Orchestration Overview

Grass

Grass is a self-designed, development purpose orchestration framework. It can be confidently applied to small/middle size cluster (< 200 nodes). The design goal of Grass is to speed up the distributed algorithm prototype development. It has the following advantages:

  • Fast deployment in a small cluster.

  • Fine-grained resource management.

  • Lightweight, no other dependencies are required.

In the Grass mode:

  • All VMs will be deployed in the same virtual network for a faster, more stable connection and larger bandwidth. Please note that the maximum number of VMs is limited by the available dedicated IP addresses.

  • It is a centralized topology, the master node will host Redis service for peer discovering, Fluentd service for log collecting, SMB service for file sharing.

  • On each VM, the probe (worker) agent is used to track the computing resources and detect abnormal events.

Check Grass Cluster Provisioning on Azure to get how to use it.

Orchestration Grass Mode in Azure

Kubernetes

MARO also supports Kubernetes (k8s) as an orchestration option. With this widely used framework, you can easily build up your training cluster with hundreds and thousands of nodes.
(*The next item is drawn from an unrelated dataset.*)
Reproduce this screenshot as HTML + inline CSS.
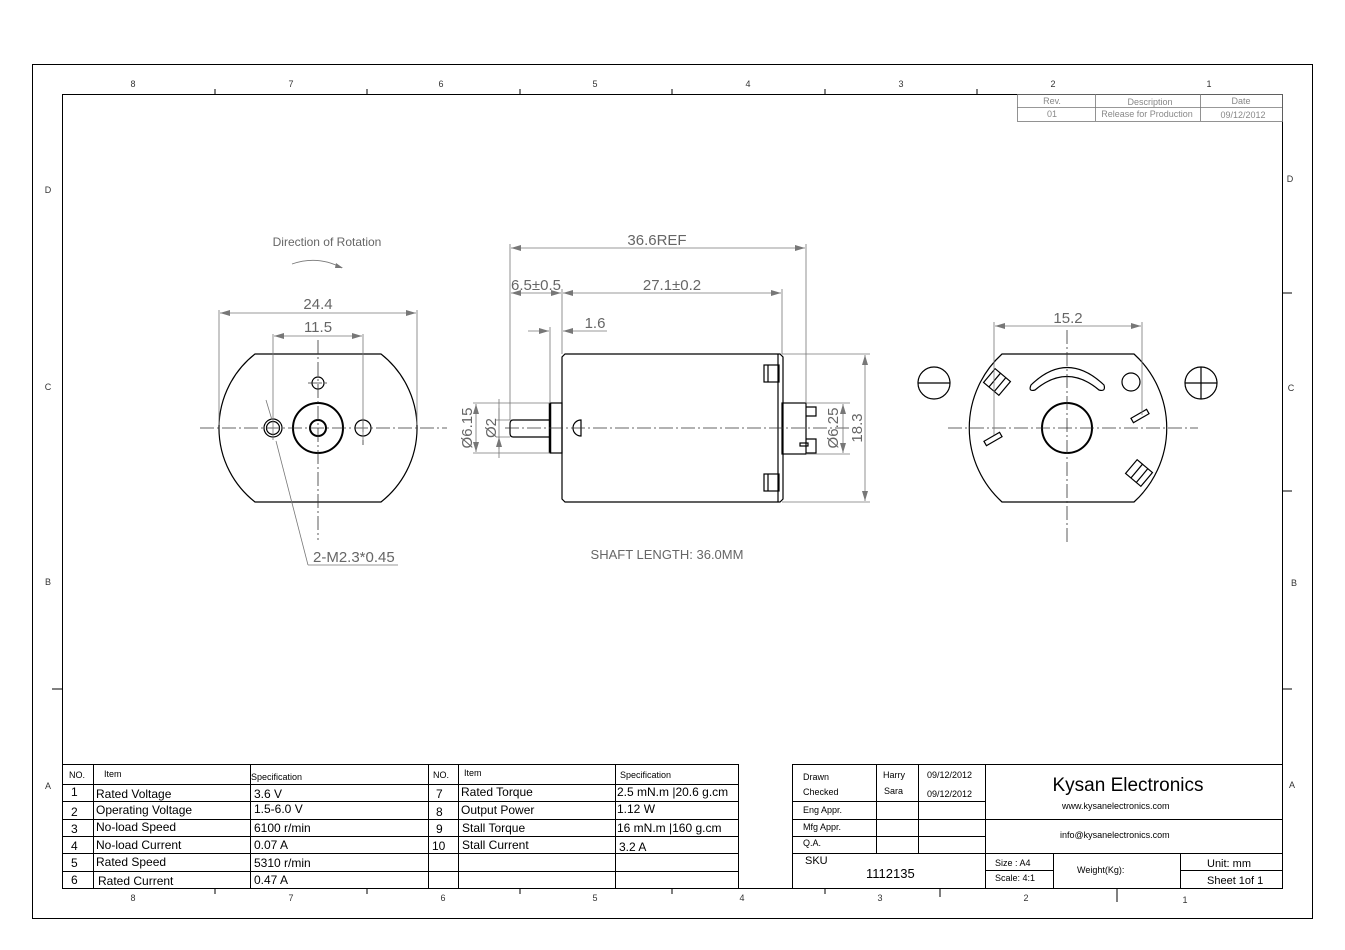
<!DOCTYPE html>
<html><head><meta charset="utf-8"><style>
html,body{margin:0;padding:0;background:#fff}
svg{display:block}
text{font-family:"Liberation Sans",sans-serif}
.o{stroke:#000;stroke-width:1.2;fill:none}
.d{stroke:#777;stroke-width:0.8;fill:none}
.c{stroke:#333;stroke-width:0.8;fill:none;stroke-dasharray:14,3,2,3}
.t{stroke:#000;stroke-width:1;fill:none}
.dt{fill:#666;font-size:15px}
.tb{font-size:12px;fill:#000}
.sm{font-size:9px;fill:#000}
.g{font-size:9px;fill:#888}
.z{font-size:9px;fill:#333}
</style></head><body>
<svg width="1345" height="950" viewBox="0 0 1345 950" xmlns="http://www.w3.org/2000/svg">
<defs>
<marker id="a" markerWidth="10" markerHeight="6" refX="10" refY="3" orient="auto-start-reverse" markerUnits="userSpaceOnUse"><path d="M0,0 L10,3 L0,6 z" fill="#777"/></marker>
</defs>
<rect x="32.5" y="64.5" width="1280" height="854" class="t"/>
<rect x="62.5" y="94.5" width="1220" height="794" class="t"/>
<g class="z" text-anchor="middle">
<text x="133" y="87">8</text><text x="291" y="87">7</text><text x="441" y="87">6</text><text x="595" y="87">5</text><text x="748" y="87">4</text><text x="901" y="87">3</text><text x="1053" y="87">2</text><text x="1209" y="87">1</text>
<text x="133" y="901">8</text><text x="291" y="901">7</text><text x="443" y="901">6</text><text x="595" y="901">5</text><text x="742" y="901">4</text><text x="880" y="901">3</text><text x="1026" y="901">2</text><text x="1185" y="903">1</text>
<text x="48" y="193">D</text><text x="48" y="390">C</text><text x="48" y="585">B</text><text x="48" y="789">A</text>
<text x="1290" y="182">D</text><text x="1291" y="391">C</text><text x="1294" y="586">B</text><text x="1292" y="788">A</text>
</g>
<g class="t">
<path d="M215 89V94M367 89V94M520 89V94M672 89V94M825 89V94M977 89V94"/>
<path d="M215 888V894M367 888V894M520 888V894M672 888V894M825 888V894M940 888V897M1117 888V902"/>
<path d="M52 689H62M1282 293H1292M1282 491H1292M1282 689H1292"/>
</g>
<g class="d" stroke="#999"><rect x="1017.5" y="94.5" width="265" height="27"/><path d="M1017 107.5H1282M1095.5 94V121M1200.5 94V121"/></g>
<g class="g" text-anchor="middle"><text x="1052" y="104">Rev.</text><text x="1150" y="105">Description</text><text x="1241" y="104">Date</text>
<text x="1052" y="117">01</text><text x="1147" y="117">Release for Production</text><text x="1243" y="118">09/12/2012</text></g>

<text x="327" y="246" fill="#666" font-size="12" text-anchor="middle">Direction of Rotation</text>
<path d="M292 264 Q318 255 342 268" class="d"/><path d="M336 263 L343 268 L335 268z" fill="#777"/>
<path d="M255 354H381 A94 94 0 0 1 381 502 H255 A94 94 0 0 1 255 354Z" class="o"/>
<circle cx="318" cy="428" r="25" stroke="#000" stroke-width="2" fill="none"/>
<circle cx="318" cy="428" r="8" stroke="#000" stroke-width="2" fill="none"/>
<circle cx="273" cy="428" r="9" class="o"/><circle cx="273" cy="428" r="6.5" class="o"/>
<circle cx="363" cy="428" r="8" class="o"/>
<circle cx="318" cy="383" r="6" class="o"/>
<path d="M200 428H447M318 340V540M308 383H328M363 418V445" class="c"/>
<path d="M219 310V425M417 310V425M273 334V440M363 334V440" class="d"/>
<path d="M220 313H416" class="d" marker-start="url(#a)" marker-end="url(#a)"/>
<path d="M274 336H362" class="d" marker-start="url(#a)" marker-end="url(#a)"/>
<text x="318" y="309" class="dt" text-anchor="middle">24.4</text>
<text x="318" y="332" class="dt" text-anchor="middle">11.5</text>
<path d="M308 565H398M308 565L276 441" class="d"/><path d="M266 400L272 420" class="d"/>
<text x="313" y="562" class="dt" text-anchor="start">2-M2.3*0.45</text>

<path d="M565 354H780L783 357V499L780 502H565L562 499V357Z" class="o"/>
<path d="M778 354V502" class="o"/>
<rect x="764" y="365" width="15" height="17" class="o"/><path d="M768 365V382" class="o"/>
<rect x="764" y="474" width="15" height="17" class="o"/><path d="M768 474V491" class="o"/>
<rect x="550" y="403" width="12" height="50" class="o"/><path d="M550 403V453" stroke="#000" stroke-width="2.5"/>
<path d="M550 420H513Q510 420 510 424V433Q510 437 513 437H550" class="o"/>
<rect x="782" y="403" width="24" height="51" class="o"/>
<path d="M806 407H816V416H806M806 439H816V453H806" class="o"/><rect x="800" y="443" width="8" height="3" class="o" stroke-width="0.8"/>
<path d="M581 420A8 8 0 0 0 581 436Z" class="o"/>
<path d="M505 428H850" class="c"/>
<path d="M510 244V420M806 244V403M562 289V354M782 289V354M550 327V403" class="d"/>
<path d="M511 248H805" class="d" marker-start="url(#a)" marker-end="url(#a)"/>
<path d="M511 293H561" class="d" marker-start="url(#a)" marker-end="url(#a)"/>
<path d="M563 293H781" class="d" marker-start="url(#a)" marker-end="url(#a)"/>
<path d="M528 331H549" class="d" marker-end="url(#a)"/><path d="M563 331H607" class="d" marker-start="url(#a)"/>
<text x="657" y="245" class="dt" text-anchor="middle">36.6REF</text>
<text x="536" y="290" class="dt" text-anchor="middle">6.5±0.5</text>
<text x="672" y="290" class="dt" text-anchor="middle">27.1±0.2</text>
<text x="595" y="328" class="dt" text-anchor="middle">1.6</text>
<path d="M473 403H550M473 453H550M496 420H510M496 437H510M499 399V458" class="d"/>
<path d="M476 404V452" class="d" marker-start="url(#a)" marker-end="url(#a)"/>
<path d="M499 408V420M499 449V437" class="d" marker-end="url(#a)"/>
<text transform="translate(472,428) rotate(-90)" class="dt" text-anchor="middle">Ø6.15</text>
<text transform="translate(496,428) rotate(-90)" class="dt" text-anchor="middle">Ø2</text>
<path d="M806 403H850M806 454H850M782 354H870M782 502H870" class="d"/>
<path d="M843 404V453" class="d" marker-start="url(#a)" marker-end="url(#a)"/>
<path d="M865 355V501" class="d" marker-start="url(#a)" marker-end="url(#a)"/>
<text transform="translate(838,428) rotate(-90)" class="dt" text-anchor="middle">Ø6.25</text>
<text transform="translate(862,428) rotate(-90)" class="dt" text-anchor="middle">18.3</text>
<text x="667" y="559" font-size="13" fill="#666" text-anchor="middle">SHAFT LENGTH: 36.0MM</text>

<path d="M1002 354H1134 A100 100 0 0 1 1134 502 H1002 A100 100 0 0 1 1002 354Z" class="o"/>
<circle cx="1067" cy="428" r="25" stroke="#000" stroke-width="2" fill="none"/>
<path d="M1031 385 Q1067 350 1104 385 Q1106 392 1099 390 Q1067 363 1035 390 Q1028 392 1031 385Z" class="o"/>
<circle cx="1131" cy="382" r="9" class="o"/>
<circle cx="934" cy="383" r="16" class="o"/><path d="M918 383H950" class="o"/>
<circle cx="1201" cy="383" r="16" class="o"/><path d="M1185 383H1217M1201 367V399" class="o"/>
<g class="o"><g transform="translate(997,382) rotate(40)"><rect x="-10" y="-9" width="20" height="18"/><path d="M-3 -9V9M4 -9V9"/></g>
<g transform="translate(1139,473) rotate(40)"><rect x="-10" y="-9" width="20" height="18"/><path d="M-3 -9V9M4 -9V9"/></g>
<g transform="translate(993,439) rotate(-30)"><rect x="-9" y="-2.5" width="18" height="5"/></g>
<g transform="translate(1140,416) rotate(-30)"><rect x="-9" y="-2.5" width="18" height="5"/></g></g>
<path d="M948 428H1198M1067 330V542" class="c"/>
<path d="M994 322V435M1142 322V415" class="d"/>
<path d="M995 326H1141" class="d" marker-start="url(#a)" marker-end="url(#a)"/>
<text x="1068" y="323" class="dt" text-anchor="middle">15.2</text>

<g class="t"><path d="M62 764.5H738M62 784.5H738M62 801.5H738M62 819.5H738M62 836.5H738M62 853.5H738M62 871.5H738M738.5 764V888M93.5 764V888M250.5 764V888M428.5 764V888M458.5 764V888M615.5 764V888"/></g>
<g class="sm" font-size="10"><text x="69" y="778">NO.</text><text x="104" y="777">Item</text><text x="251" y="780">Specification</text>
<text x="433" y="778">NO.</text><text x="464" y="776">Item</text><text x="620" y="778">Specification</text></g>
<g class="tb">
<text x="71" y="796">1</text><text x="96" y="798">Rated Voltage</text><text x="254" y="798">3.6 V</text>
<text x="71" y="816">2</text><text x="96" y="814">Operating Voltage</text><text x="254" y="813">1.5-6.0 V</text>
<text x="71" y="833">3</text><text x="96" y="831">No-load Speed</text><text x="254" y="832">6100 r/min</text>
<text x="71" y="850">4</text><text x="96" y="849">No-load Current</text><text x="254" y="849">0.07 A</text>
<text x="71" y="867">5</text><text x="96" y="866">Rated Speed</text><text x="254" y="867">5310 r/min</text>
<text x="71" y="884">6</text><text x="98" y="885">Rated Current</text><text x="254" y="884">0.47 A</text>
<text x="436" y="798">7</text><text x="461" y="796">Rated Torque</text><text x="617" y="796">2.5 mN.m |20.6 g.cm</text>
<text x="436" y="816">8</text><text x="461" y="814">Output Power</text><text x="617" y="813">1.12 W</text>
<text x="436" y="833">9</text><text x="462" y="832">Stall Torque</text><text x="617" y="832">16 mN.m |160 g.cm</text>
<text x="432" y="850">10</text><text x="462" y="849">Stall Current</text><text x="619" y="851">3.2 A</text>
</g>
<g class="t"><path d="M792.5 764V888M792 764.5H1282M792 801.5H985M792 819.5H1282M792 836.5H985M792 853.5H1282M876.5 764V853M918.5 764V853M985.5 764V888M1053.5 853V888M1180.5 853V888M985 870.5H1053M1180 870.5H1282"/></g>
<g class="sm"><text x="803" y="780">Drawn</text><text x="803" y="795">Checked</text><text x="803" y="813">Eng Appr.</text><text x="803" y="830">Mfg Appr.</text><text x="803" y="846">Q.A.</text>
<text x="883" y="778">Harry</text><text x="884" y="794">Sara</text><text x="927" y="778">09/12/2012</text><text x="927" y="797">09/12/2012</text>
<text x="1062" y="809">www.kysanelectronics.com</text><text x="1060" y="838">info@kysanelectronics.com</text>
<text x="995" y="866">Size : A4</text><text x="995" y="881">Scale: 4:1</text><text x="1077" y="873">Weight(Kg):</text></g>
<text x="1128" y="791" font-size="19" text-anchor="middle">Kysan Electronics</text>
<text x="805" y="864" font-size="11">SKU</text>
<text x="866" y="878" font-size="13">1112135</text>
<text x="1207" y="867" font-size="11">Unit: mm</text>
<text x="1207" y="884" font-size="11">Sheet 1of 1</text>
</svg>
</body></html>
It has the following advantages:

  • Higher durability.

  • Better scalability.

In the Kubernetes mode:

  • The dockerized job component runs in Kubernetes pod, and each pod only hosts one component.

  • All Kubernetes pods are registered into the same virtual network using Container Network Interface(CNI).

Check K8S Cluster Provisioning on Azure to get how to use it.

Orchestration K8S Mode in Azure